The instruction set will include a set of fixed names (like EAX, AX, etc.) for addressing memory slots on the register. Depending on the name, they can refer to shorter or longer slots (e.g. 8 bits, 16, 32, 64, etc.). Corresponding to those registers, there are operations (like addition, multiplication, etc.) which act on register values of certain size too. How the CPU actually executes the instructions or even stores the registers is not relevant (it's at the discretion of the manufacturer of the CPU), and it's up to the programmer (or compiler) to use the instruction set correctly.
The CPU itself has no idea what it's doing (it's not "intelligent") it just does the operations as they are requested. The compiler is the one which keeps track of the types of the variables and makes sure that the instructions that are generated and later executed by the program correspond to what you have coded (that's called "compilation"). But once the program is compiled, the CPU doesn't "keep track" of the types or sizes or anything like that (it would be too expensive to do so). Since compilers are pretty much guaranteed to produce instructions that are consistent, this is not an issue. Of course, if you programmed your own code in assembly and used mismatching registers and instructions, the CPU still wouldn't care, it would just make you program behave very weird (likely to crash).
Internally, a CPU may be wired to fetch 32 bits for an integer, which translates into 4 8-bit octets (bytes). The CPU does not regard the fetch as 4 bytes, but rather 32 bits.
The CPU is also internally wired to fetch 8 bits for a character (byte). In many processor architectures, the CPU fetches 32 bits from memory and internally ignores the unused bits (keeping the lowest 8 bits). This simplifies the processor architecture by only requiring fetches of 32 bits.
In efficient platforms, the memory is also accessible in 32-bit quantities. The data flow from the memory to the processor is often called the databus. In this description it would be 32 bits wide.
Other processor architectures can fetch 8 bits for a character. This removes the need for the processor to ignore 3 bytes from a 32-bit fetch.
Some programmers view integers in widths of bytes rather than bits. Thus a 32-bit integer would be thought of as 4 bytes. This can create confusion especially with bit ordering, a.k.a. Endianess. Some processors have the first byte containing the most significant bits (Big Endian), while others have the first byte representing the least significant bits (Little Endian). This leads to problems when transferring binary data between platforms.

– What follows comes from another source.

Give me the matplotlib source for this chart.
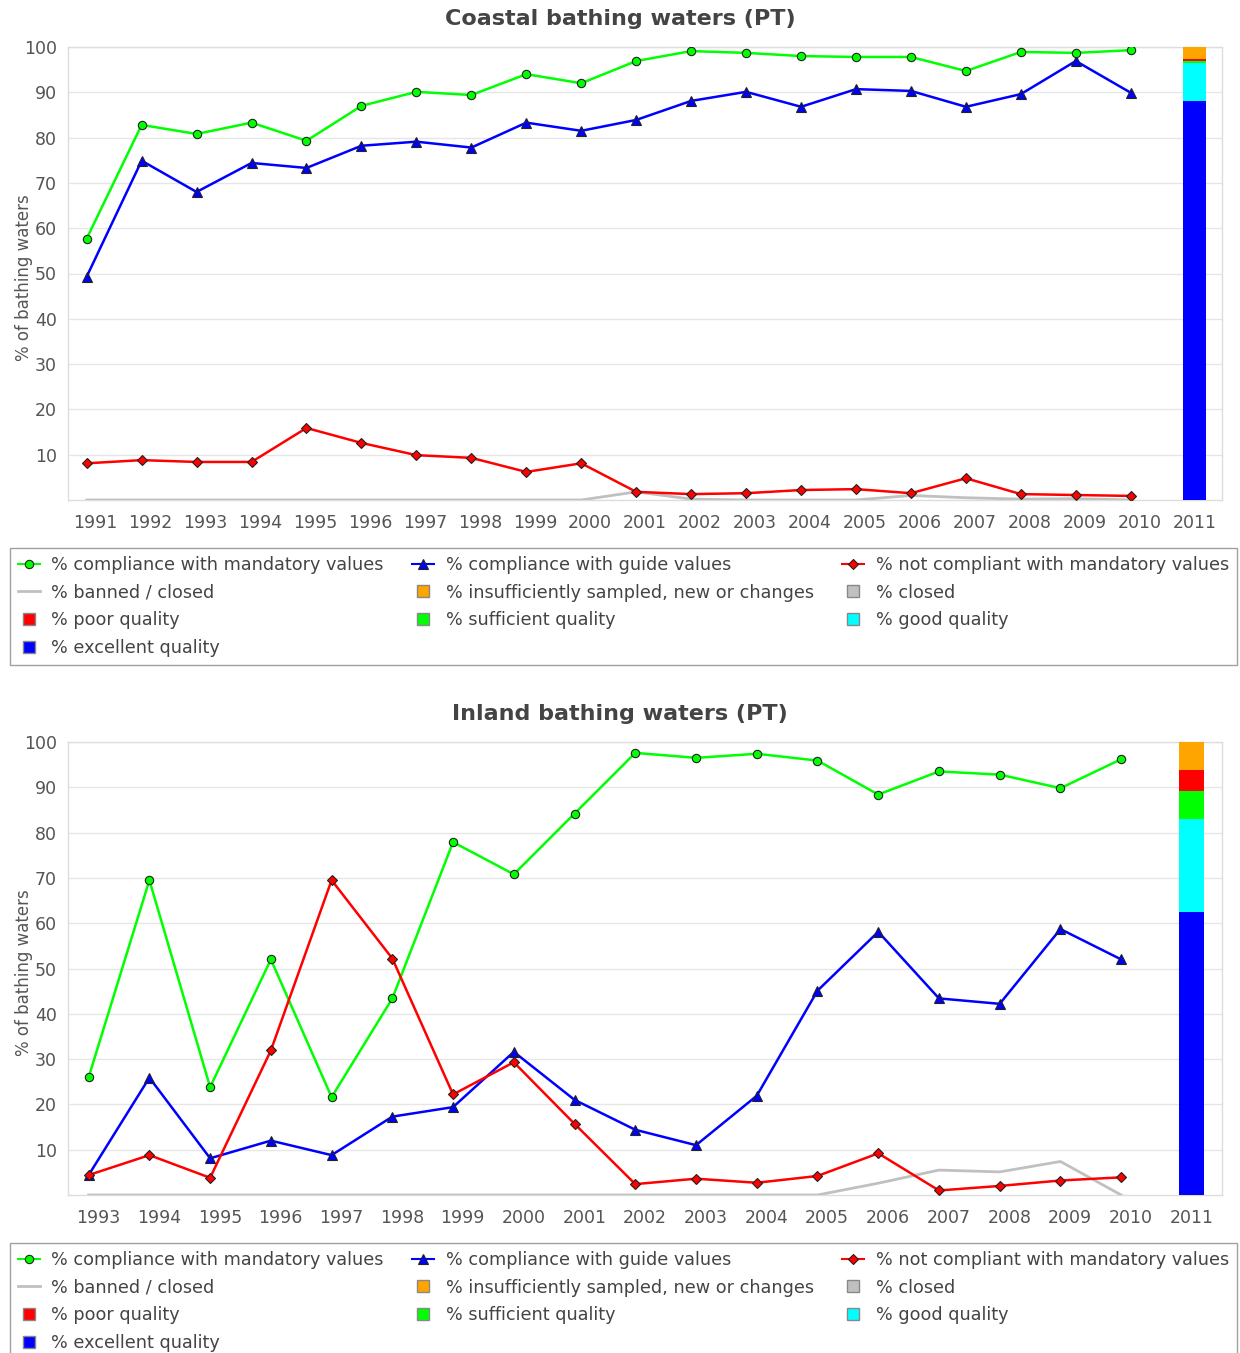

Knowing that a processor's integer can hold 4 bytes and that it fetches 4 bytes at a time, many programmers like to pack 4 characters into an integer to improve performance. Thus the processor would require 1 fetch for 4 characters rather than 4 fetches for 4 characters. This performance improvement may be wasted by the execution time required to pack and unpack the characters from the integer.
In summary, I highly suggest you forget about how many bytes make up an integer and any relationship to a quantity of characters or bytes. This concept is only relevant on a few embedded platforms or a few high performance applications. Your objective is to deliver correct and robust code within a given duration. Performance and size concerns are at the end of a project, only tended if somebody complains. You will do fine in your career if you concentrate on the range and limitations of an integer rather than how much memory it occupies.